Bruno continua ancora oggi ad essere attivo nella Casa del popolo di Tavarnuzze rivestendo il ruolo di cassiere dopo essere stato per 16 anni presidente. Nel corso degli anni ha scritto libri sulla storia locale, raccolto foto di incontri tanto da avere oggi una nutrita documentazione della storia politica della sinistra. «La mia famiglia era di sinistra, mio padre era stato perseguitato e mio fratello partigiano, quindi ero già nell’ambiente - racconta -, quando c’è stata la Liberazione abbiamo ripreso la Casa del popolo costruita nel 1910 dai cavatori di Tavarnuzze e sequestrata dai fascisti per lungo tempo. Alla Liberazione la riprendemmo e cominciai a fare attività politica all’interno della struttura, mi occupavo anche di affiggere i manifesti». Ma a far incontrare il giovane Bruno con la politica, è stato Gino.
«Dopo 20 anni di esilio in Francia tornò da Parigi un esule di Tavarnuzze, Gino Boscherini. Mi prese sotto la sua ala protettrice dandomi consigli e facendomi un po’ di scuola di partito, e questo è stato il mio inizio nella militanza politica». Gino e il giovane Bruno si ritrovavano a parlare alla Casa del popolo. «Gino mi raccontava la sua vita da giovane comunista e di quando il Pci nacque nel 1921 a Livorno al Teatro Goldoni. Mi raccontava tutta la storia e ne rimanevo affascinato e interessato, seguendo lui ho ripercorso la sua vita, ma anche quella delle persone che avevano fondato il partito. Ho sentito fin da subito la necessità di occuparmi della comunità e ho proseguito con le attività all’interno della Casa del popolo». Da allora Giaconi percorre tutti i cambiamenti avvenuti a sinistra: dal Pci, al Pds, ai Ds fino al Pd. La sua fedeltà è rimasta immutata a volte incrinata da qualche delusione e da qualche critica.

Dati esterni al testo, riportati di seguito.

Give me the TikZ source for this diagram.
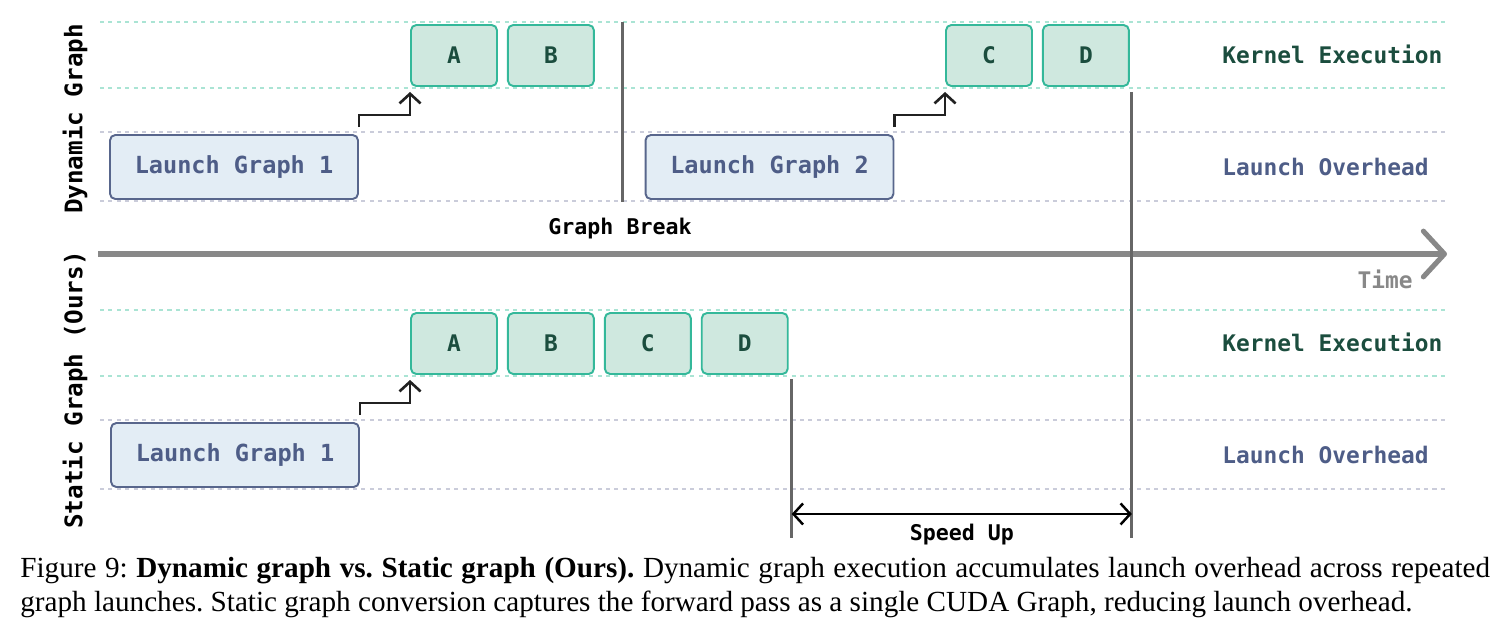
\documentclass[tikz,border=0pt]{standalone}
\usepackage{fontspec}
\usetikzlibrary{positioning, calc, arrows.meta}
\newfontfamily\gmono{DejaVu Sans Mono}
\newfontfamily\capfont{Liberation Serif}
\definecolor{kernel_fill}{RGB}{207, 232, 223}
\definecolor{kernel_edge}{RGB}{52, 184, 154}
\definecolor{kernel_text}{RGB}{27, 77, 62}
\definecolor{launch_fill}{RGB}{227, 237, 245}
\definecolor{launch_edge}{RGB}{88, 102, 140}
\definecolor{launch_text}{RGB}{78, 93, 135}
\definecolor{lane_green}{RGB}{170, 228, 212}
\definecolor{lane_gray}{RGB}{202, 204, 218}
\definecolor{stop_gray}{RGB}{102, 102, 102}
\definecolor{axis_gray}{RGB}{136, 136, 136}
\tikzset {
  kernel/.style = {draw=kernel_edge, line width=1.1pt, fill=kernel_fill, rounded corners=3pt, rectangle, minimum width=1.72cm, minimum height=1.22cm, inner sep=0pt, text=kernel_text, font=\gmono\bfseries\fontsize{13}{15}\selectfont},
  launch/.style = {draw=launch_edge, line width=1.1pt, fill=launch_fill, rounded corners=3pt, rectangle, minimum width=4.96cm, minimum height=1.28cm, inner sep=0pt, text=launch_text, font=\gmono\bfseries\fontsize{13.4}{15}\selectfont},
  lanetext/.style = {anchor=west, inner sep=0pt, font=\gmono\bfseries\fontsize{13}{15}\selectfont},
  note/.style = {inner sep=0pt, font=\gmono\bfseries\fontsize{12.3}{14}\selectfont},
  side/.style = {rotate=90, inner sep=0pt, font=\gmono\bfseries\fontsize{13.8}{16}\selectfont},
  lane_kernel/.style = {draw=lane_green, line width=1.5pt, dash pattern=on 2.3pt off 2.5pt},
  lane_launch/.style = {draw=lane_gray, line width=1.5pt, dash pattern=on 2.3pt off 2.5pt},
  stopline/.style = {draw=stop_gray, line width=1.7pt},
  timeaxis/.style = {draw=axis_gray, line width=2.9pt, -{Straight Barb[length=12pt, width=26pt, round]}},
  kick/.style = {draw=black!87, line width=1.5pt, -{Straight Barb[length=5.5pt, width=12pt]}},
  span/.style = {draw=black, line width=1.4pt, {Straight Barb[length=5.5pt, width=12pt]}-{Straight Barb[length=5.5pt, width=12pt]}},
  capnode/.style = {anchor=north west, inner sep=0pt, text width=29.4cm, align=justify, font=\capfont\fontsize{16.6}{19.3}\selectfont}
}

\begin{document}
\begin{tikzpicture}[x=0.02cm, y=-0.02cm, node distance=0.18cm]
  \useasboundingbox (0,0) rectangle (1510,637);

  % lanes, dynamic on top, static below
  \foreach \dy in {0,288} {
    \draw[lane_kernel] (100,22+\dy) -- (1445,22+\dy);
    \draw[lane_kernel] (100,88+\dy) -- (1445,88+\dy);
    \draw[lane_launch] (100,132+\dy) -- (1445,132+\dy);
    \draw[lane_launch] (100,201+\dy) -- (1445,201+\dy);
  }

  % dynamic graph
  \node[launch] (dL1) at (234,167) {Launch Graph 1};
  \node[kernel] (dA) at (454,55.5) {A};
  \node[kernel, right=of dA] (dB) {B};
  \node[launch] (dL2) at (769.5,167) {Launch Graph 2};
  \node[kernel] (dC) at (989,55.5) {C};
  \node[kernel, right=of dC] (dD) {D};

  \draw[kick] ($(dL1.north east)+(0,-7)$) |- ($(dA.south west)+(0,28)$) -- ($(dA.south west)+(0,5)$);
  \draw[kick] ($(dL2.north east)+(0,-7)$) |- ($(dC.south west)+(0,28)$) -- ($(dC.south west)+(0,5)$);

  \coordinate (brkTop) at (622,22);
  \coordinate (brkBot) at (622,202);
  \draw[stopline] (brkTop) -- (brkBot);
  \node[note] (brk) at (620,229) {Graph Break};

  \node[lanetext, text=kernel_text] (dKern) at (1222,54) {Kernel Execution};
  \node[lanetext, text=launch_text] (dOver) at (1222,167) {Launch Overhead};

  % static graph
  \node[launch] (sL1) at (235,455) {Launch Graph 1};
  \node[kernel] (sA) at (454,343.5) {A};
  \node[kernel, right=of sA] (sB) {B};
  \node[kernel, right=of sB] (sC) {C};
  \node[kernel, right=of sC] (sD) {D};

  \draw[kick] ($(sL1.north east)+(0,-7)$) |- ($(sA.south west)+(0,28)$) -- ($(sA.south west)+(0,5)$);

  \node[lanetext, text=kernel_text] (sKern) at (1222,342) {Kernel Execution};
  \node[lanetext, text=launch_text] (sOver) at (1222,455) {Launch Overhead};

  % time axis
  \coordinate (t0) at (98,254);
  \coordinate (t1) at (1447,254);
  \draw[timeaxis] (t0) -- (t1);
  \node[note, text=axis_gray, font=\gmono\bfseries\fontsize{13}{15}\selectfont] (time) at (1385,279) {Time};

  \node[side] (dSide) at (75,119) {Dynamic Graph};
  \node[side] (sSide) at (75,390) {Static Graph (Ours)};

  % speed up
  \coordinate (sStop) at ($(sD.south east)+(3,163)$);
  \coordinate (dStop) at ($(dD.south east)+(2,451)$);
  \draw[stopline] ($(sD.south east)+(3,4)$) -- (sStop);
  \draw[stopline] ($(dD.south east)+(2,5)$) -- (dStop);
  \draw[span] ($(sStop)+(0,-24)$) -- node[note, below=5pt] (speed) {Speed Up} ($(dStop)+(0,-24)$);

  \node[capnode] (caption) at (20,557) {\frenchspacing Figure 9: \textbf{Dynamic graph vs. Static graph (Ours).} Dynamic graph execution accumulates launch overhead across repeated\linebreak graph launches. Static graph conversion captures the forward pass as a single CUDA Graph, reducing launch overhead.};
\end{tikzpicture}
\end{document}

«Erano anni lontani - racconta - quando i politici sapevano quello che volevano e si rispettavano, combattevano nella maniera giusta. Ora le cose sono cambiate, c’è un po’ più di confusione e molte persone non vogliono andare a votare: questo per me è fonte di delusione, ma ho sempre la speranza di ripartire, se non per me per coloro che verranno dopo». Sfogliando gli album fotografici, dagli scatti in bianco e nero a quelli a colori, si rianimano atmosfere passate dal comizio tenuto da Giaconi nel 1951 alla festa della gioventù a Gambassi Terme, all’inaugurazione della Casa del popolo il 21 luglio 1963 con Umberto Terracini. Sono foto che virano al seppia con la cornice dentellata. A sostenerlo in tutti questi anni la moglie Gigliola, sposata nel il 24 aprile 1954. Da allora sono stati sempre insieme e per suggellare il loro amore lo scorso anno in occasione dei festeggiamenti per le Nozze di Titanio, 70 anni insieme, è stata inaugurata nei giardini pubblici della frazione una panchina con tanto di targa-ricordo. La politica è sempre stato il filo che ha segnato la vita di Giaconi, artigiano, ma non è stata la sola passione, tra le altre c’è anche lo spettacolo.
«Eravamo un gruppo, si saliva sul palcoscenico e si faceva varietà. Ho anche scritto 7 commedie». Tra gli incontri che Giaconi ricorda con piacere anche quello con Maurizio Costanzo. «Fui chiamato al Costanzo Show - racconta - perché erano state eliminate le barriere architettoniche alla Casa del Popolo e questo era argomento della trasmissione. E poi ero seduto accanto a Leo Gullotta».A 96 anni, pochi giorni fa, l’ultima tessera. Certo, di partito, ma anche di una comunità, perché è questo il filo rosso della sua militanza. «L’ho visto cambiare tanto, ma per me è sempre stato il partito». Nell’era del consenso liquido e volatile, Bruno è un militante di titanio, una quercia, la cui passione è sopravvissuta alle mutazioni (e alle delusioni) della storia politica, per lui sempre e comunque la stessa, nonostante le virate e le cadute, perché espressione di una «comunità». Come l’amore per Gigliola, un fuoco inestinguibile.